PARIS (Reuters) - La lutte antiterroriste doit être menée partout, y compris au Nigeria et dans le sud de la Libye où se situe désormais le centre de gravité du terrorisme, a estimé jeudi le commandant de la force antiterroriste française Barkhane qui opère dans la bande sahélo-saharienne.
"Le centre de gravité du terrorisme est plus sur les deux zones d'intérêt de Barkhane, le sud Libye et le Nigeria, que sur sa zone d'action", a dit le général Jean-Pierre Palasset lors d'une visio-conférence avec des journalistes, depuis le QG de Barkhane à N'Djamena, au Tchad.
"Le terrorisme va partout là où il n'est pas combattu", a-t-il ajouté. "La lutte contre le terrorisme ne doit pas se faire dans la demi-mesure, soit on lutte contre le terrorisme et on le vainc, soit on n'est pas partout où il est et il survit."
Quelque 3.500 militaires français sont actuellement déployés sur cinq pays (Mauritanie, Mali, Niger, Tchad, Burkina Faso) avec pour objectif la traque des djihadistes qui circulent librement dans la région au gré des frontières poreuses.

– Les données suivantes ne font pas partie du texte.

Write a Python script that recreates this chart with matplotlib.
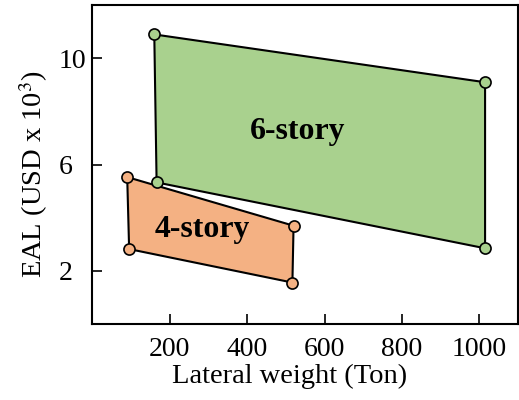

En un an, selon l'armée française, le dispositif antiterroriste a permis d'arrêter ou du tuer plus d'une centaine de combattants djihadistes, de mettre au jour une soixantaine de caches d'armes et de détruire des tonnes de munitions.
Amada Ag Hama, dit "Abdelkrim le Touareg", lié à l'enlèvement et au meurtre de deux journalistes français de RFI, et Ahmed el Tilemsi, dirigeant du groupe djihadiste al Mourabitoun, ont notamment été tués.
Le chef du groupe djihadiste Al Mourabitoune, Mokhtar Belmokhtar, cerveau de l'attaque du site d'In Amenas en Algérie en janvier 2013, est quant à lui considéré comme le djihadiste le plus recherché à l'heure actuelle dans le Sahel.
RECOMPOSITION DU PAYSAGE
"Il y a eu une recomposition complète du paysage terroriste" au sein des pays du G5 Sahel, souligne le général Palasset qui note "une réduction des capacités opérationnelles" des groupes armés, désormais incapables "de mener des actions de grande envergure et coordonnées".
"Le terrorisme dans la zone de Barkhane est très faible" comparé celui mené par l'Etat islamique ou Boko Haram, ajoute-t-il.
Au Nigeria voisin, où sévit le groupe islamiste Boko Haram, l'action menée par le Cameroun, le Niger et le Tchad depuis le début de l'année a permis de détruire selon lui 30 à 40% des forces de la secte qui est toutefois "loin d'être vaincue".
La situation dans le sud de la Libye, où ont trouvé refuge les djihadistes, suscite quant à elle depuis près d'un an l'inquiétude de la communauté internationale qui écarte toutefois pour l'heure toute intervention militaire.
"Le sud libyen, c'est le pays incubateur du terrorisme, c'est là où il naît et là où il se développe", souligne le général Palasset. "Au sud libyen, tout est à faire".
La France, qui met en garde contre un "sanctuaire terroriste" en Libye, a installé une base militaire à Madama, dans le nord-est du Niger, à proximité de la frontière libyenne.
"Si on laisse des zones refuges, c'est autant de bases de départ qui affaibliront voire déstabiliseront un certain nombre d'Etats", souligne le commandant de Barkhane. "C'est une vraie question qui est posée à nos politiques sur leur action globale. Le 'partout' et 'tout le temps' est essentiel".